Questions About Motivation and Fit

Understanding why someone wants to join a startup reveals a lot:

**38. Why do you want to work at an early-stage company?** Look for: Genuine reasons beyond equity lottery, understanding of tradeoffs

**39. What would you miss most about your current/most recent role?** Look for: Honest self-awareness about what they're giving up

**40. Where do you see yourself in five years, and how does this role fit?** Look for: Alignment between their trajectory and your growth path

**41. What would make you leave this role within the first year?** Look for: Potential misalignments, unstated expectations

**42. How do you feel about wearing multiple hats and doing work outside your core expertise?** Look for: Flexibility, willingness to contribute wherever needed

**43. What's your tolerance for lack of structure and process?** Look for: Honest self-assessment of fit with startup environment

Questions About Specific Situations

These scenario-based questions reveal practical judgment:

**44. You discover a major problem on Friday afternoon that will require significant work to fix.
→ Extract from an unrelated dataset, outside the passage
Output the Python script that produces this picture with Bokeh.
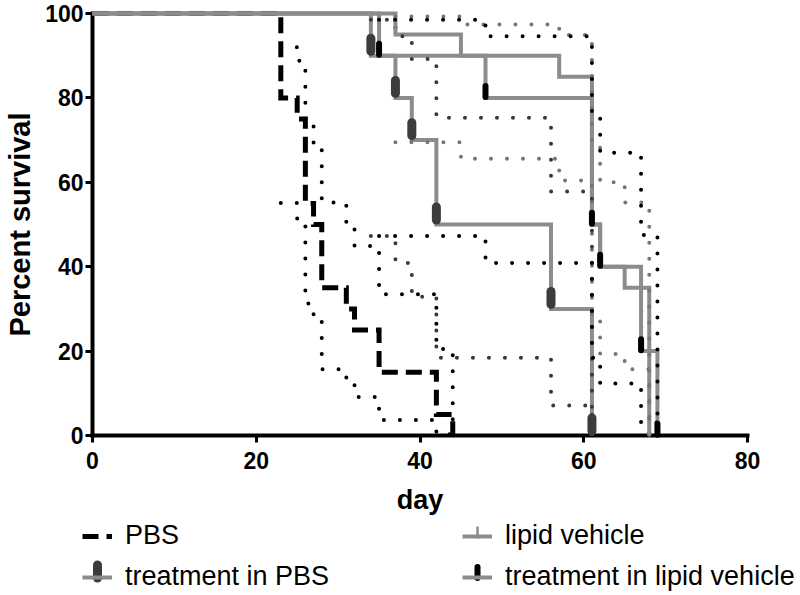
import numpy as np
from bokeh.plotting import figure
from bokeh.layouts import column
from bokeh.models import FixedTicker, Legend, LegendItem
from bokeh.embed import file_html
from bokeh.resources import INLINE

# ---- data ----
x_ticks = [0, 20, 40, 60, 80]
y_ticks = [0, 20, 40, 60, 80, 100]

pbs_day = [0, 23, 25, 26, 27, 28, 31, 32, 35, 42, 44]
pbs_surv = [100, 80, 75, 55, 50, 35, 30, 25, 15, 5, 0]
pbs_upper = [100, 92.0, 88.8, 73.5, 69.2, 55.2, 50.1, 44.9, 33.5, 20.5, 0]
pbs_lower = [100, 55.1, 50.0, 31.3, 27.1, 15.7, 12.2, 9.1, 3.7, 0.3, 0]

lip_day = [0, 37, 45, 57, 61, 62, 65, 68]
lip_surv = [100, 95, 90, 85, 50, 40, 35, 0]
lip_upper = [100, 99.3, 97.4, 94.9, 69.2, 60.0, 55.2, 0]
lip_lower = [100, 69.5, 65.6, 60.4, 27.1, 19.3, 15.7, 0]

tpbs_day = [0, 34, 37, 39, 42, 56, 61]
tpbs_surv = [100, 90, 80, 70, 50, 30, 0]
tpbs_upper = [100, 98.5, 94.6, 89.2, 75.3, 57.8, 0]
tpbs_lower = [100, 47.3, 40.9, 32.9, 18.4, 7.1, 0]

tlip_day = [0, 35, 48, 61, 62, 67, 69]
tlip_surv = [100, 90, 80, 50, 40, 20, 0]
tlip_upper = [100, 98.5, 94.6, 75.3, 67.0, 47.5, 0]
tlip_lower = [100, 47.3, 40.9, 18.4, 12.3, 3.1, 0]

series_labels = ["PBS", "lipid vehicle", "treatment in PBS", "treatment in lipid vehicle"]

FONT = "Liberation Sans"
GRAY = "#8c8c8c"
DARK = "#3c3c3c"
LV = "overlay"

p = figure(width=800, height=520, x_range=(0, 80), y_range=(0, 100),
           output_backend="svg", toolbar_location=None,
           min_border_left=92, min_border_right=53, min_border_top=13,
           min_border_bottom=85)
p.frame_align = False
p.xgrid.visible = False
p.ygrid.visible = False
p.outline_line_color = None

p.xaxis.ticker = FixedTicker(ticks=x_ticks)
p.yaxis.ticker = FixedTicker(ticks=y_ticks)
p.xaxis.axis_label = "day"
p.yaxis.axis_label = "Percent survival"
for ax in [p.xaxis[0], p.yaxis[0]]:
    ax.axis_line_width = 4
    ax.axis_line_color = "black"
    ax.axis_line_cap = "square"
    ax.major_tick_line_width = 3
    ax.major_tick_line_color = "black"
    ax.major_tick_out = 7
    ax.major_tick_in = 0
    ax.minor_tick_line_color = None
    ax.major_label_text_font = FONT
    ax.major_label_text_font_style = "bold"
    ax.major_label_text_font_size = "23px"
    ax.major_label_text_color = "black"
    ax.axis_label_text_font = FONT
    ax.axis_label_text_font_style = "bold"
    ax.axis_label_text_color = "black"
p.xaxis.major_label_standoff = 9
p.yaxis.major_label_standoff = 2
p.xaxis.axis_label_text_font_size = "27px"
p.yaxis.axis_label_text_font_size = "29px"
p.xaxis.axis_label_standoff = 13
p.yaxis.axis_label_standoff = 6


def draw_lines(fig, level):
    pbs = fig.step(pbs_day, pbs_surv, mode="after", line_color="black",
                   line_width=5, line_dash="16 8", line_join="miter", level=level)
    lines = {"pbs": pbs}
    for key, day, surv in [("lip", lip_day, lip_surv), ("tpbs", tpbs_day, tpbs_surv),
                           ("tlip", tlip_day, tlip_surv)]:
        lines[key] = fig.step(day, surv, mode="after", line_color=GRAY, line_width=4,
                              line_join="miter", level=level)
    return lines


def draw_markers(fig, xs_lip, ys_lip, xs_tpbs, ys_tpbs, xs_tlip, ys_tlip, level):
    fig.scatter(xs_lip, ys_lip, marker="dash", angle=np.pi / 2, size=12,
                line_width=2.5, line_color=GRAY, level=level)
    fig.scatter(xs_tpbs, ys_tpbs, marker="dash", angle=np.pi / 2, size=13,
                line_width=9, line_cap="round", line_color=DARK, level=level)
    fig.scatter(xs_tlip, ys_tlip, marker="dash", angle=np.pi / 2, size=11,
                line_width=6, line_cap="round", line_color="black", level=level)


# ---- survival curves ----
draw_lines(p, LV)

# ---- 95% confidence bands (dotted) ----
for day, up, lo, col in [(pbs_day, pbs_upper, pbs_lower, "black"),
                         (lip_day, lip_upper, lip_lower, "#767676"),
                         (tpbs_day, tpbs_upper, tpbs_lower, "#3a3a3a"),
                         (tlip_day, tlip_upper, tlip_lower, "black")]:
    for band in (up, lo):
        p.step(day[1:], band[1:], mode="after", line_color=col, line_width=4,
               line_dash="0 16", line_cap="round", level=LV)

# ---- symbols at each step ----
draw_markers(p, lip_day[1:], [s + 1.4 for s in lip_surv[1:]],
             tpbs_day[1:], [s + 2.6 for s in tpbs_surv[1:]],
             tlip_day[1:], [s + 1.5 for s in tlip_surv[1:]], LV)

# ---- legend strip below the chart (pixel coordinates) ----
leg = figure(width=800, height=75, x_range=(0, 800), y_range=(0, 75),
             output_backend="svg", toolbar_location=None,
             x_axis_location=None, y_axis_location=None, min_border=0)
leg.frame_align = False
leg.xgrid.visible = False
leg.ygrid.visible = False
leg.outline_line_color = None
# line proxies for the legend, placed outside the strip's visible range
proxy = {}
proxy["pbs"] = leg.step([-10, -9], [-10, -10], mode="after", line_color="black",
                        line_width=5, line_dash="16 8")
for key in ("lip", "tpbs", "tlip"):
    proxy[key] = leg.step([-10, -9], [-10, -10], mode="after", line_color=GRAY,
                          line_width=4)
# upright symbols standing on the legend line samples
draw_markers(leg, [477], [63], [97], [24], [477], [23], "overlay")

legend = Legend(
    items=[LegendItem(label=series_labels[0], renderers=[proxy["pbs"]]),
           LegendItem(label=series_labels[1], renderers=[proxy["lip"]]),
           LegendItem(label=series_labels[2], renderers=[proxy["tpbs"]]),
           LegendItem(label=series_labels[3], renderers=[proxy["tlip"]])],
    location=(82, 3), orientation="horizontal", ncols=2,
    glyph_width=30, glyph_height=30, label_height=30, label_width=327,
    label_standoff=13, spacing=10, padding=0, margin=0,
    border_line_color=None, background_fill_alpha=0,
    label_text_font=FONT, label_text_font_size="27px", label_text_color="black")
leg.add_layout(legend, "center")

layout = column(p, leg, spacing=0)
open("out.html", "w").write(file_html(layout, INLINE))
What do you do?** Look for: Judgment, communication, prioritization

**45. Your manager asks you to do something you believe is wrong for the business. How do you handle it?** Look for: Appropriate pushback, conviction, navigating disagreement

**46. A customer is angry about something that wasn't your fault. How do you respond?** Look for: Customer orientation, ownership, de-escalation ability

**47. You're drowning in work but a colleague asks for help with something important. What do you do?** Look for: Team orientation, boundary-setting, prioritization skills

**48. You have a great idea that your team isn't enthusiastic about. What do you do?** Look for: Influence skills, conviction, knowing when to push vs. let go

**49. You're not being given work that uses your full capabilities. How do you handle it?** Look for: Proactivity, communication, self-advocacy

**50. The company's direction changes significantly, affecting your role. How do you respond?** Look for: Adaptability, resilience, strategic thinking about own career

How to Evaluate Answers

Strong startup candidates typically:

- Give specific, concrete examples rather than abstract answers - Take ownership in their stories ("I did X") vs. diffusing responsibility ("We did X") - Show evidence of operating beyond their job description - Demonstrate self-awareness about their strengths and growth areas - Express genuine excitement about building rather than just executing - Acknowledge failures and learning rather than spinning everything positive

Red flags:

- Answers focused primarily on process and structure - Difficulty providing examples of operating in ambiguity - Blaming external factors for challenges or failures - Seeming uncomfortable with the idea of doing work outside their specialty - Motivations focused primarily on equity upside rather than the work itself

Use these questions as a starting point, then probe deeper based on what you hear. The goal isn't to ask all 50—it's to identify the 8-10 that will reveal the most about each specific candidate's fit for your specific startup context.